Rabu, 21 November 2007
Menulis kolom opini di surat kabar bisa menuai perkara di meja hijau. Kasus itulah yang menimpa penulis kolom Bersihar Lubis, 57 tahun. Hari ini Bersihar akan menyampaikan pembelaannya di Pengadilan Negeri Depok.
Bersihar didakwa menghina instansi Kejaksaan Agung. Ia dijerat dengan Pasal 207 Kitab Undang-Undang Hukum Pidana. Jaksa penuntut umum Tikyono menuntut Bersihar hukuman 8 bulan penjara.
Kisah ini berawal ketika Bersihar menulis kolom pendapat di Koran Tempo edisi 17 Maret 2007. Tulisan berjudul “Kisah Interogator yang Dungu” itu mengkritik pelarangan buku sejarah sekolah menengah oleh Kejaksaan Agung.
Bersihar mengaitkan pelarangan buku itu dengan kisah pelarangan dua novel Pramoedya Ananta Toer pada 1981, juga oleh Kejaksaan Agung. Dia mengaku mengutip kata “dungu” dari pernyataan Joesoef Isak, penerbit novel Pram, yang saat itu diinterogasi jaksa.

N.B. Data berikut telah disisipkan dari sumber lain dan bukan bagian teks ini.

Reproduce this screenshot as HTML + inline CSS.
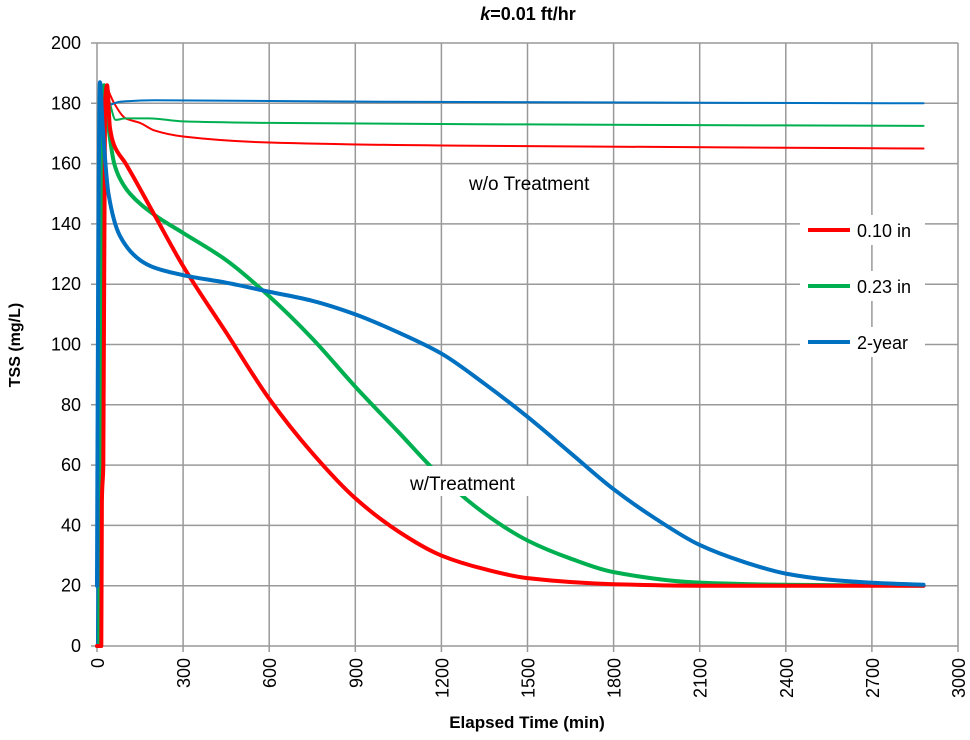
<!DOCTYPE html>
<html><head><meta charset="utf-8"><style>
body{margin:0;background:#fff;}
svg text{font-family:"Liberation Sans",sans-serif;}
</style></head><body>
<svg id="chart" width="970" height="735" xmlns="http://www.w3.org/2000/svg">
<text x="528" y="20" text-anchor="middle" font-size="18" font-weight="bold"><tspan font-style="italic">k</tspan>=0.01 ft/hr</text>
<g id="grid"></g><g id="series"></g><g id="ticks"></g>
<text transform="translate(20,345) rotate(-90)" text-anchor="middle" font-size="16" font-weight="bold">TSS (mg/L)</text>
<text x="527" y="728" text-anchor="middle" font-size="17" font-weight="bold">Elapsed Time (min)</text>
<text x="469" y="190" font-size="19">w/o Treatment</text>
<rect x="404" y="466" width="150" height="30" fill="#fff"/>
<text x="410" y="490" font-size="19">w/Treatment</text>
<g id="legend"></g>
</svg>
<script>
const xTicks=[0,300,600,900,1200,1500,1800,2100,2400,2700,3000];
const yTicks=[0,20,40,60,80,100,120,140,160,180,200];
const seriesNames=["0.10 in","0.23 in","2-year"];
const seriesColors=["#ff0000","#00b050","#0070c0"];
const redNoT=[[0,0],[10,60],[20,180],[32,186],[45,183],[60,180],[100,175],[150,173.5],[200,171],[300,169],[600,167],[1200,166],[2000,165.5],[2880,165]];
const greenNoT=[[0,0],[10,70],[20,180],[30,186],[45,180],[65,174.5],[100,175],[180,175],[300,174],[600,173.5],[1500,173],[2880,172.5]];
const blueNoT=[[0,0],[5,120],[12,187],[25,183],[40,179.5],[80,180.5],[200,181],[1000,180.5],[2880,180]];
const redT=[[0,0],[15,0],[17,48],[22,60],[28,180],[35,186],[45,172],[60,166],[100,160],[200,143],[300,126],[450,104],[600,82],[750,64],[900,49],[1050,38],[1200,30],[1350,25.5],[1500,22.5],[1800,20.5],[2100,20],[2880,20]];
const greenT=[[0,0],[8,0],[12,80],[18,170],[25,186],[40,172],[60,160],[80,155],[115,150],[200,143],[300,137],[450,128],[600,116],[750,102],[900,86],[1050,71],[1200,56],[1350,44],[1500,35],[1650,29],[1800,24.5],[2100,21],[2400,20.3],[2880,20]];
const blueT=[[0,20],[4,120],[10,187],[20,172],[40,150],[80,136],[150,128],[200,125.5],[300,123],[450,120.5],[600,117.5],[750,114.5],[900,110],[1050,104],[1200,97],[1350,87],[1500,76],[1650,64],[1800,52],[1950,42],[2100,33.5],[2250,28],[2400,24],[2550,22],[2700,21],[2880,20.3]];
const X0=97,X1=958,Y0=646,Y1=43;
const sx=v=>X0+(v/3000)*(X1-X0);
const sy=v=>Y0-(v/200)*(Y0-Y1);
const NS="http://www.w3.org/2000/svg";
function mk(tag,attrs,parent){const e=document.createElementNS(NS,tag);for(const k in attrs)e.setAttribute(k,attrs[k]);parent.appendChild(e);return e;}
const grid=document.getElementById('grid'),ticks=document.getElementById('ticks'),ser=document.getElementById('series'),leg=document.getElementById('legend');
xTicks.forEach(t=>{
 const l=mk('line',{x1:sx(t),x2:sx(t),y1:Y1,y2:Y0+6,stroke:'#999','stroke-width':1.5},grid);
 
 
 const tx=mk('text',{transform:`translate(${sx(t)+7},${Y0+12}) rotate(-90)`,'text-anchor':'end','font-size':18},ticks);
 tx.textContent=t;
 
 
});
yTicks.forEach(t=>{
 const l=mk('line',{x1:X0-6,x2:X1,y1:sy(t),y2:sy(t),stroke:'#999','stroke-width':1.5},grid);
 
 
 const tx=mk('text',{x:X0-16,y:sy(t)+6,'text-anchor':'end','font-size':18},ticks);
 tx.textContent=t;
 
 
});
// monotone cubic (Fritsch-Carlson) in data space, no overshoot
function monoPath(data){
 const n=data.length,xs=data.map(d=>d[0]),ys=data.map(d=>d[1]);
 const dx=[],m=[];
 for(let i=0;i<n-1;i++){dx.push(xs[i+1]-xs[i]);m.push((ys[i+1]-ys[i])/dx[i]);}
 const t=[m[0]];
 for(let i=1;i<n-1;i++){
  if(m[i-1]*m[i]<=0)t.push(0);
  else{const w1=2*dx[i]+dx[i-1],w2=dx[i]+2*dx[i-1];t.push((w1+w2)/(w1/m[i-1]+w2/m[i]));}
 }
 t.push(m[n-2]);
 let s='M'+sx(xs[0])+','+sy(ys[0]);
 for(let i=0;i<n-1;i++){
  const h=dx[i];
  s+=` C${sx(xs[i]+h/3)},${sy(ys[i]+t[i]*h/3)} ${sx(xs[i+1]-h/3)},${sy(ys[i+1]-t[i+1]*h/3)} ${sx(xs[i+1])},${sy(ys[i+1])}`;
 }
 return s;
}
function draw(data,color,w,name){
 const p=mk('path',{d:monoPath(data),fill:'none',stroke:color,'stroke-width':w,'stroke-linejoin':'round','stroke-linecap':'round'},ser);
 
 
}
draw(redNoT,seriesColors[0],2,'line-0-10-in-without-treatment');
draw(greenNoT,seriesColors[1],2,'line-0-23-in-without-treatment');
draw(blueNoT,seriesColors[2],2,'line-2-year-without-treatment');
draw(greenT,seriesColors[1],4,'line-0-23-in-with-treatment');
draw(redT,seriesColors[0],4,'line-0-10-in-with-treatment');
draw(blueT,seriesColors[2],4,'line-2-year-with-treatment');
const legY=[230,286,342];
seriesNames.forEach((n,i)=>{
 mk('rect',{x:800,y:legY[i]-15,width:125,height:30,fill:'#fff'},leg);
 const l=mk('line',{x1:808,x2:850,y1:legY[i],y2:legY[i],stroke:seriesColors[i],'stroke-width':4},leg);
 
 
 const t=mk('text',{x:857,y:legY[i]+7,'font-size':18},leg);
 t.textContent=n;
 
 
});
</script>
</body></html>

Pada persidangan sebelumnya, saksi dari Kejaksaan Negeri Depok, Pudin Saprudin dan Abdul Syukur, semula berkata bahwa kata “dungu” dalam tulisan itu berasal dari Bersihar. Namun, setelah dicecar oleh hakim, kedua saksi pelapor itu berkata, “Tidak tahu.”
Irfan Fahmi al-Kindy, pengacara publik dari Perhimpunan Bantuan Hukum dan Hak Asasi Manusia, berpendapat pengadilan Bersihar melanggar undang-undang kebebasan menyampaikan pendapat dan hak asasi manusia. Apa yang ditulis Bersihar di Koran Tempo, menurut Irfan, merupakan kritik atas kinerja kejaksaan. Seharusnya kejaksaan mengajukan hak jawab atas tulisan itu. “(Pengadilan) kasus ini dipaksakan,” ujar Irfan.